• Data for the task:
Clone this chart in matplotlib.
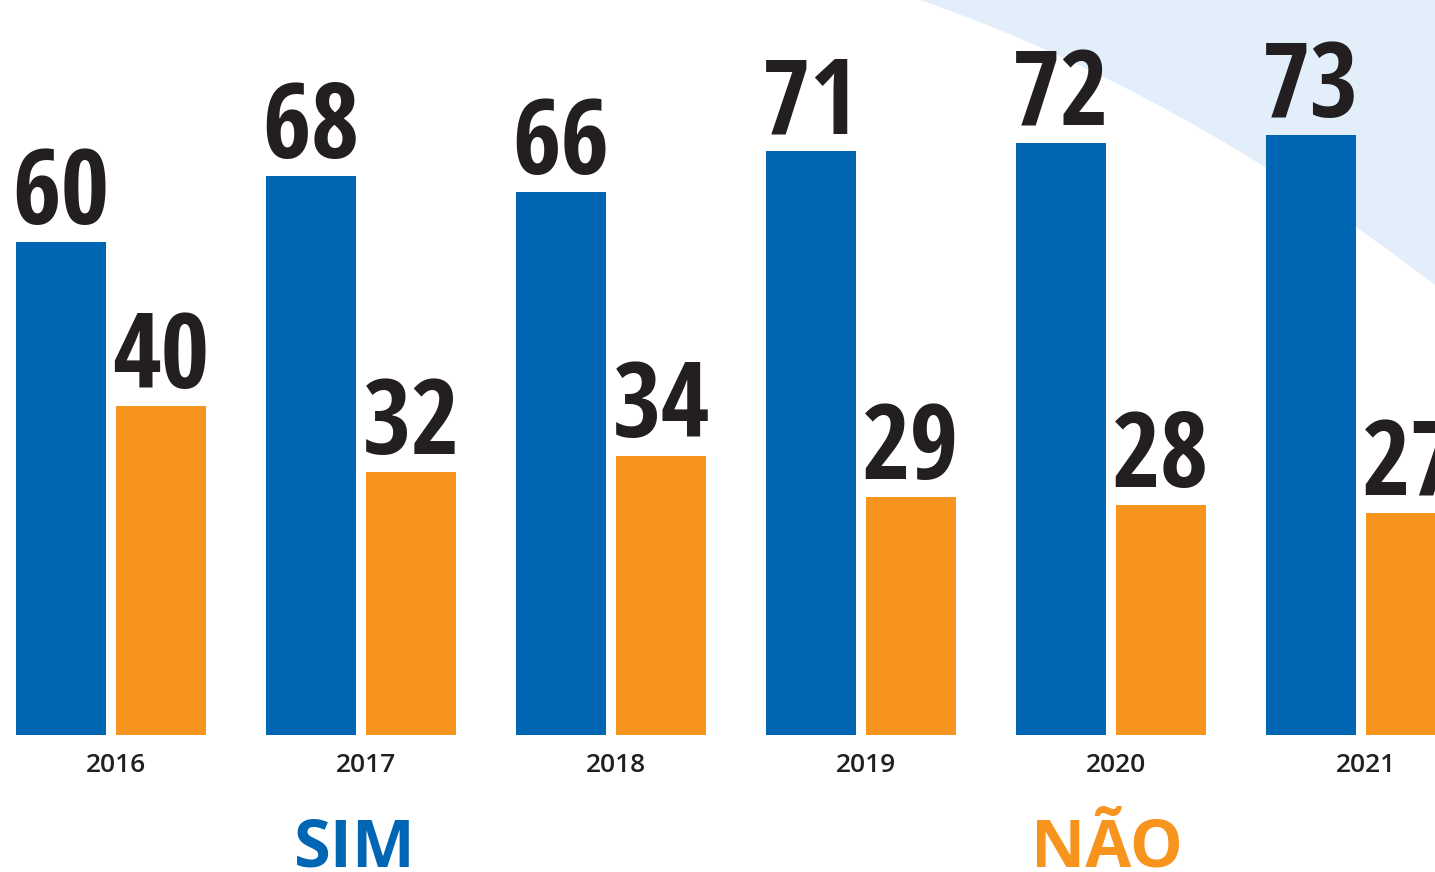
import matplotlib
matplotlib.use("Agg")
import matplotlib.pyplot as plt
from matplotlib import font_manager
from matplotlib.font_manager import FontProperties
from matplotlib.textpath import TextPath
from matplotlib.path import Path
from matplotlib.patches import PathPatch
import numpy as np

# data
years = ['2016', '2017', '2018', '2019', '2020', '2021']
sim = [60, 68, 66, 71, 72, 73]
nao = [40, 32, 34, 29, 28, 27]
legend_labels = ['SIM', 'NÃO']

blue = '#0066B3'
orange = '#F7941E'
dark = '#231F20'

# pick the narrowest heavy sans face among the plain families
families = ('DejaVu Sans', 'Liberation Sans', 'Noto Sans', 'Roboto', 'Open Sans', 'Lato', 'Inter')
best = None
for f in font_manager.fontManager.ttflist:
    if not f.name.startswith(families) or 'CJK' in f.name or 'Mono' in f.name:
        continue
    if f.style != 'normal' or f.weight not in ('bold', 700, 800, 900, 'heavy', 'black'):
        continue
    try:
        ext = TextPath((0, 0), '68', size=100,
                       prop=FontProperties(fname=f.fname)).get_extents()
    except Exception:
        continue
    if ext.height <= 0:
        continue
    ratio = ext.width / ext.height
    if best is None or ratio < best[0]:
        best = (ratio, f.fname, ext.width, ext.height)

if best is not None:
    num_prop = FontProperties(fname=best[1])
    # digits ~100 px tall but at most ~90 px wide (px at dpi 100)
    em_px = min(100 / (best[3] / 100), 90 / (best[2] / 100))
    num_prop.set_size(em_px * 72 / 100)
else:
    num_prop = FontProperties(family='DejaVu Sans', weight='bold', size=52)

names = {f.name for f in font_manager.fontManager.ttflist}
lab_font = 'Open Sans' if 'Open Sans' in names else 'DejaVu Sans'

W, H = 1435, 872
fig = plt.figure(figsize=(W / 100, H / 100), dpi=100)
fig.patch.set_facecolor('white')

base = 735
ax = fig.add_axes([0, (H - base) / H, 1, base / H])
ax.patch.set_alpha(0)

# light blue swoosh top right (figure pixels)
verts = [(920, 0), (1180, 90), (1435, 285), (1435, 0), (920, 0)]
codes = [Path.MOVETO, Path.CURVE3, Path.CURVE3, Path.LINETO, Path.CLOSEPOLY]
verts = [(px / W, 1 - py / H) for px, py in verts]
ax.add_patch(PathPatch(Path(verts, codes), transform=fig.transFigure, clip_on=False,
                       facecolor='#E2EEFA', edgecolor='none', zorder=0))

x = np.arange(len(years))
w = 0.36
b1 = ax.bar(x - 0.2, sim, width=w, color=blue, zorder=2)
b2 = ax.bar(x + 0.2, nao, width=w, color=orange, zorder=2)

for bars, vals in ((b1, sim), (b2, nao)):
    for r, v in zip(bars, vals):
        ax.annotate(str(v), (r.get_x() + r.get_width() / 2, v),
                    xytext=(0, 13), textcoords='offset points',
                    ha='center', va='baseline', fontproperties=num_prop,
                    color=dark, zorder=3, annotation_clip=False)

ax.set_xlim(-111 / 250, (W - 111) / 250)
ax.set_ylim(0, base / 8.22)
for s in ax.spines.values():
    s.set_visible(False)
ax.set_yticks([])
ax.set_xticks(x + 0.02)
ax.set_xticklabels(years, family=lab_font, weight='semibold', fontsize=19, color=dark)
ax.tick_params(axis='x', length=0, pad=13)

fig.text(355 / W, 6 / H, legend_labels[0], ha='center', va='baseline',
         family=lab_font, weight='bold', fontsize=48, color=blue)
fig.text(1107 / W, 6 / H, legend_labels[1], ha='center', va='baseline',
         family=lab_font, weight='bold', fontsize=48, color=orange)

fig.savefig('out.png', dpi=100, facecolor='white')
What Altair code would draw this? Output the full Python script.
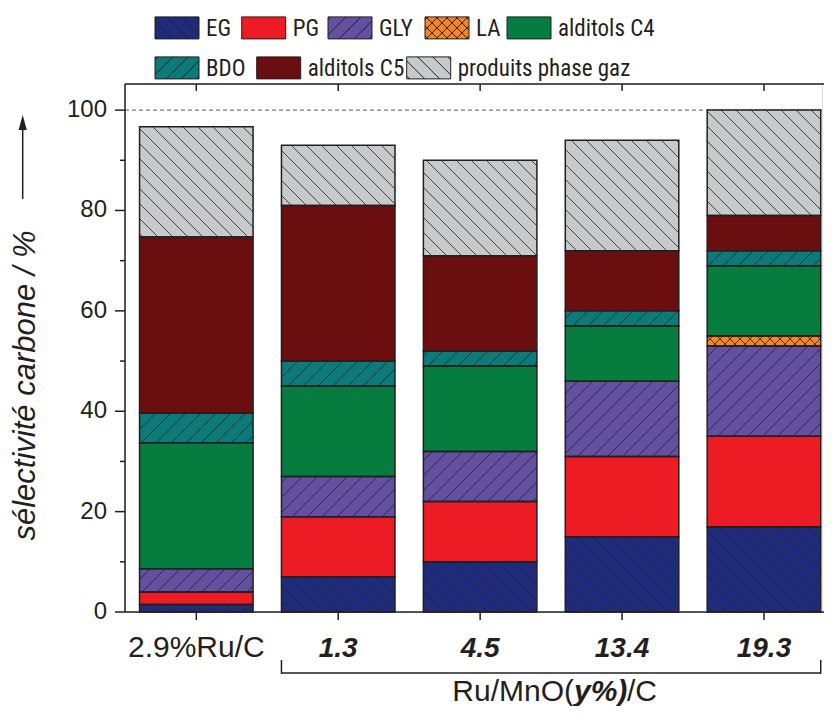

• What is required: Write the material out again exactly as it appears, dropping the pictures.

• Written solution:
Clone this chart in matplotlib.
import matplotlib
matplotlib.use("Agg")
import matplotlib.pyplot as plt
from matplotlib import font_manager
from matplotlib.font_manager import FontProperties
from matplotlib.textpath import TextPath
from matplotlib.path import Path
from matplotlib.patches import PathPatch
import numpy as np

# data
years = ['2016', '2017', '2018', '2019', '2020', '2021']
sim = [60, 68, 66, 71, 72, 73]
nao = [40, 32, 34, 29, 28, 27]
legend_labels = ['SIM', 'NÃO']

blue = '#0066B3'
orange = '#F7941E'
dark = '#231F20'

# pick the narrowest heavy sans face among the plain families
families = ('DejaVu Sans', 'Liberation Sans', 'Noto Sans', 'Roboto', 'Open Sans', 'Lato', 'Inter')
best = None
for f in font_manager.fontManager.ttflist:
    if not f.name.startswith(families) or 'CJK' in f.name or 'Mono' in f.name:
        continue
    if f.style != 'normal' or f.weight not in ('bold', 700, 800, 900, 'heavy', 'black'):
        continue
    try:
        ext = TextPath((0, 0), '68', size=100,
                       prop=FontProperties(fname=f.fname)).get_extents()
    except Exception:
        continue
    if ext.height <= 0:
        continue
    ratio = ext.width / ext.height
    if best is None or ratio < best[0]:
        best = (ratio, f.fname, ext.width, ext.height)

if best is not None:
    num_prop = FontProperties(fname=best[1])
    # digits ~100 px tall but at most ~90 px wide (px at dpi 100)
    em_px = min(100 / (best[3] / 100), 90 / (best[2] / 100))
    num_prop.set_size(em_px * 72 / 100)
else:
    num_prop = FontProperties(family='DejaVu Sans', weight='bold', size=52)

names = {f.name for f in font_manager.fontManager.ttflist}
lab_font = 'Open Sans' if 'Open Sans' in names else 'DejaVu Sans'

W, H = 1435, 872
fig = plt.figure(figsize=(W / 100, H / 100), dpi=100)
fig.patch.set_facecolor('white')

base = 735
ax = fig.add_axes([0, (H - base) / H, 1, base / H])
ax.patch.set_alpha(0)

# light blue swoosh top right (figure pixels)
verts = [(920, 0), (1180, 90), (1435, 285), (1435, 0), (920, 0)]
codes = [Path.MOVETO, Path.CURVE3, Path.CURVE3, Path.LINETO, Path.CLOSEPOLY]
verts = [(px / W, 1 - py / H) for px, py in verts]
ax.add_patch(PathPatch(Path(verts, codes), transform=fig.transFigure, clip_on=False,
                       facecolor='#E2EEFA', edgecolor='none', zorder=0))

x = np.arange(len(years))
w = 0.36
b1 = ax.bar(x - 0.2, sim, width=w, color=blue, zorder=2)
b2 = ax.bar(x + 0.2, nao, width=w, color=orange, zorder=2)

for bars, vals in ((b1, sim), (b2, nao)):
    for r, v in zip(bars, vals):
        ax.annotate(str(v), (r.get_x() + r.get_width() / 2, v),
                    xytext=(0, 13), textcoords='offset points',
                    ha='center', va='baseline', fontproperties=num_prop,
                    color=dark, zorder=3, annotation_clip=False)

ax.set_xlim(-111 / 250, (W - 111) / 250)
ax.set_ylim(0, base / 8.22)
for s in ax.spines.values():
    s.set_visible(False)
ax.set_yticks([])
ax.set_xticks(x + 0.02)
ax.set_xticklabels(years, family=lab_font, weight='semibold', fontsize=19, color=dark)
ax.tick_params(axis='x', length=0, pad=13)

fig.text(355 / W, 6 / H, legend_labels[0], ha='center', va='baseline',
         family=lab_font, weight='bold', fontsize=48, color=blue)
fig.text(1107 / W, 6 / H, legend_labels[1], ha='center', va='baseline',
         family=lab_font, weight='bold', fontsize=48, color=orange)

fig.savefig('out.png', dpi=100, facecolor='white')
What Altair code would draw this? Output the full Python script.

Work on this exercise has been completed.